There are also two tape formulations on offer: the classic Ampex 456 introduced in 1975, and the more modern GP9 tape which offers even greater amounts of recording headroom to allow signals to be processed at higher levels before saturation becomes audible.
These tape choices - labelled FG456 and FG9 - allow VTM to achieve two discrete sonic 'characters' within a single plug-in; whereas the FG456 option is warm, with rounded bass and smooth mid-range, the FG9 is a touch more punchy yet more 'honest' across the frequency spectrum, pulling in harshness from the top-end somewhat but otherwise managing to glue mix elements together very naturally.
Tape Speed control is offered via a 15 and 30ips (inches per second) switch, with the traditional higher noise floor of the 15ips setting giving a fatter, richer sound, albeit with more hiss. However, if the hiss factor is too great, this can be adjusted via an extended set of controls available via a dedicated Settings panel.
A time for tape
Tape emulations are certainly enjoying their moment in the sun and that's set to continue if plug-ins of the quality of VTM continue to surface.

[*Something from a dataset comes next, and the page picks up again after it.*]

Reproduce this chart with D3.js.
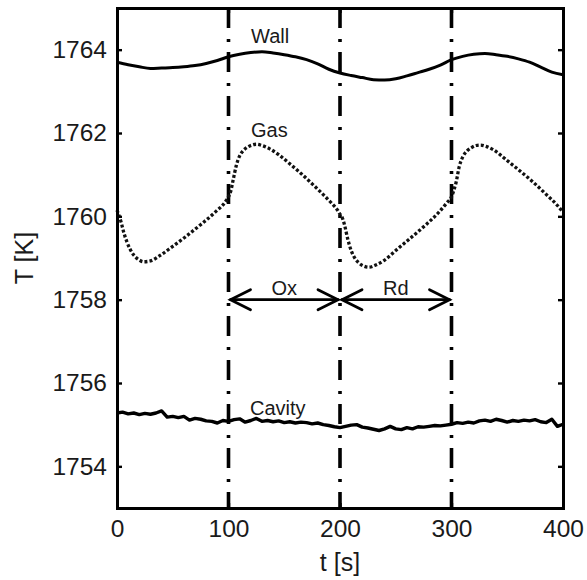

It's easy to write it off as the perfect gimmick - a 'head chasing the tail' notion of digital recording systems using digital algorithms to artificially 'produce' the sound of yesteryear's recording technology - which was usurped for good reason.
However, not every step in the computer revolution has had a musical thrust and whereas tape recording machines were built only to record sound, computers do a range of things - audio recording is just one of them.
In that sense, computers aren't solely for recording in the way that tape was and - in the case of some studios - remains. So, any plug-in which models the sound of an era when recording technology was for recording alone can only be a step in the right direction, while a plug-in that models that sound as well as VTM represents several more steps further.
Whether you want to add VTM to each track of your mix to emulate a full tape-based session, or simply emulate the sound of tape-based mastering, it's all here. Following on from last year's VCC, VTM is another hit for Steven Slate.